In worship without music, offertory times would be louder because there would be no music to cover up all the whispering and readjusting that goes on during that time. 

And what about invitations: no music, no hymn, just a preacher standing up there staring at the congregation.  The only plus side about the invitation, I guess, is that preachers would never lie to us again about, "We're only going to sing one more verse."

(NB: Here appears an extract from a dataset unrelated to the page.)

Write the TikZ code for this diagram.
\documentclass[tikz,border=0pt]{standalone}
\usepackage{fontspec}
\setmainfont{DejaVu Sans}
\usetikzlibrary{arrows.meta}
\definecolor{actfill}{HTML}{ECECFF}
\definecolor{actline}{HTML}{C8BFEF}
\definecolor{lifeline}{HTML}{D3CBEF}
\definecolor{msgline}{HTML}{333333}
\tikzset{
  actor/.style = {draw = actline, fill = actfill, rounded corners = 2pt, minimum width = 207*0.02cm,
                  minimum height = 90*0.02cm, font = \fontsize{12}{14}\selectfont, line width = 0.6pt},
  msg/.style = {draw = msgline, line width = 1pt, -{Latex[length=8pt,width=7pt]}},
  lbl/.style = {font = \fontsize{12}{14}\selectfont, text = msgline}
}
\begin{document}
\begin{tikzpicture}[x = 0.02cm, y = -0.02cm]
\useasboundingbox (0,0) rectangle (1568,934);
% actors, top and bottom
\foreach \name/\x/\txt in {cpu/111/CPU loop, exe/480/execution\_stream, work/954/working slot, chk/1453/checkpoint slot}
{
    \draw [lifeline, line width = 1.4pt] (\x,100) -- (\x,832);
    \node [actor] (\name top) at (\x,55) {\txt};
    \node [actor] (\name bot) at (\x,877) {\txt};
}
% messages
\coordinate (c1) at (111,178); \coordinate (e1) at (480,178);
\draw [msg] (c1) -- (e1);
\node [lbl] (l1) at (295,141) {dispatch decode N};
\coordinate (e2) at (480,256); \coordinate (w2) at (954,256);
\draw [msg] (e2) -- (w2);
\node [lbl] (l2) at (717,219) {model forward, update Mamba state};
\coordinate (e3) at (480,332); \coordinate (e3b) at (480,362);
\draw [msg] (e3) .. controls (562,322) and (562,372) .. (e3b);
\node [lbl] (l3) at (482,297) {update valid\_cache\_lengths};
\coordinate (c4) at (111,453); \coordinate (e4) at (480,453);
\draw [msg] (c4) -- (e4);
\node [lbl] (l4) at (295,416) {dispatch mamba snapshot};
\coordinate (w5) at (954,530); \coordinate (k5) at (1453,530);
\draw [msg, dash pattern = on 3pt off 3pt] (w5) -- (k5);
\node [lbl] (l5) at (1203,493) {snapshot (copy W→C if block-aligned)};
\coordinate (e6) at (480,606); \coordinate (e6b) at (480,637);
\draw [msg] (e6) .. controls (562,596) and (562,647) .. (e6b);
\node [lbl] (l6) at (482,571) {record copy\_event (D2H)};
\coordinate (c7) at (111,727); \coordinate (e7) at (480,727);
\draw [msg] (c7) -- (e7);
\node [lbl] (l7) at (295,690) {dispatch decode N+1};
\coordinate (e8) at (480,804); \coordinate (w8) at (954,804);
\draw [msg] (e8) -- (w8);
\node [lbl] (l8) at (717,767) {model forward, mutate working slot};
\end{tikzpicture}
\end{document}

And in worship without music we would never have the hymns to carry with us out the doors of the sanctuary and into everyday life.  Even though it’s been years ago, I still remember when Oral Hershiser won the World Series MVP for the Dodgers.  He was asked by a reporter, “I see you moving your lips in the dugout when you’re teams at bat.  You don’t appear to be talking to anyone and no one appears to be listening.  So what are you doing?”  Hershiser answered, “I’m singing hymns.  They keep me calm and focused.”  We all have our favorite hymns and choruses that encourage us so much as we go about our lives.

Worship without music would be sterile at best and dead at worst.  I can't imagine worship without music, can you?
 

How about the Bible without music?  

Did you know that music fills the Bible?  If we were to take the music out, we'd have to get rid of the song of Moses, the song of Deborah, David's song, and pretty much the whole book of Psalms.  Can you imagine the Bible without the Psalms?  How would you ever find the middle? 

And the NT would feel the pinch too.  How about the angel's song and Elizabeth's song and Mary's song?  How about Philippians 2:6-11 where Paul quotes the hymn about Jesus who though He was equal to God did not count equality with God a thing to be grasped?  You know that song, don't you?  It ends with the chorus that at the name of Jesus every knee should bow and tongue confess that Jesus is Lord to the glory of God the Father.  It's a great song.  And Revelation has some great songs too.  Take out the songs of Revelation and about all you have left are ten-headed beasts, scorpions and dragons and stuff.

It's just hard to imagine what it would be like to live in a world and a church that had no music.


Music is a gift of God. 

It comes from the soul and lives in the memory.  It touches our emotions in ways mere speaking never could.  And music expresses our emotions too.  Through music we can sing for joy or cry the blues.  Through music we can express our fear or declare in faith an assurance that reaches down to the deepest part of the soul.  Music is God's gift.  God likes music—all kinds of music.  God put music into nature: bird song, wind whistle, bass drum thunder, coyote moon song, rooster crow at dawn, percussion waterfalls, and so much more.  God also put all kinds of music in the Bible and He put all kinds in our soul.  God even joins in the singing: “The Lord your God is in your midst, a mighty one who will save; he will rejoice over you with gladness; he will quiet you by his love; he will exult over you with loud singing” (Zeph. 3:17).  God is the Master Musician, the Singer of singers, the Voice of voices, the Composer of composers.  We’re the Pips to God’s Gladys Knight, the Boston Pops to God’s Arthur Fiedler, the guitar to God’s Carlos Santana, the trumpet to God’s Louis Armstrong.  That’s why the Bible and the human soul are full of music.  God did this so we would learn how to set our faith to music, so we’d learn how to sing a song in the day and how to whistle in the dark.  God did this so we could add rhythm to our lives, poetry to our prose, and help us march to the beat of the great drummer of the universe—Jesus Christ our Lord. 

So "Sing to the Lord a new song … (Ps. 96:1).  Make music in your heart to the Lord" (Eph. 5:19).  You’re not singing solo, you know.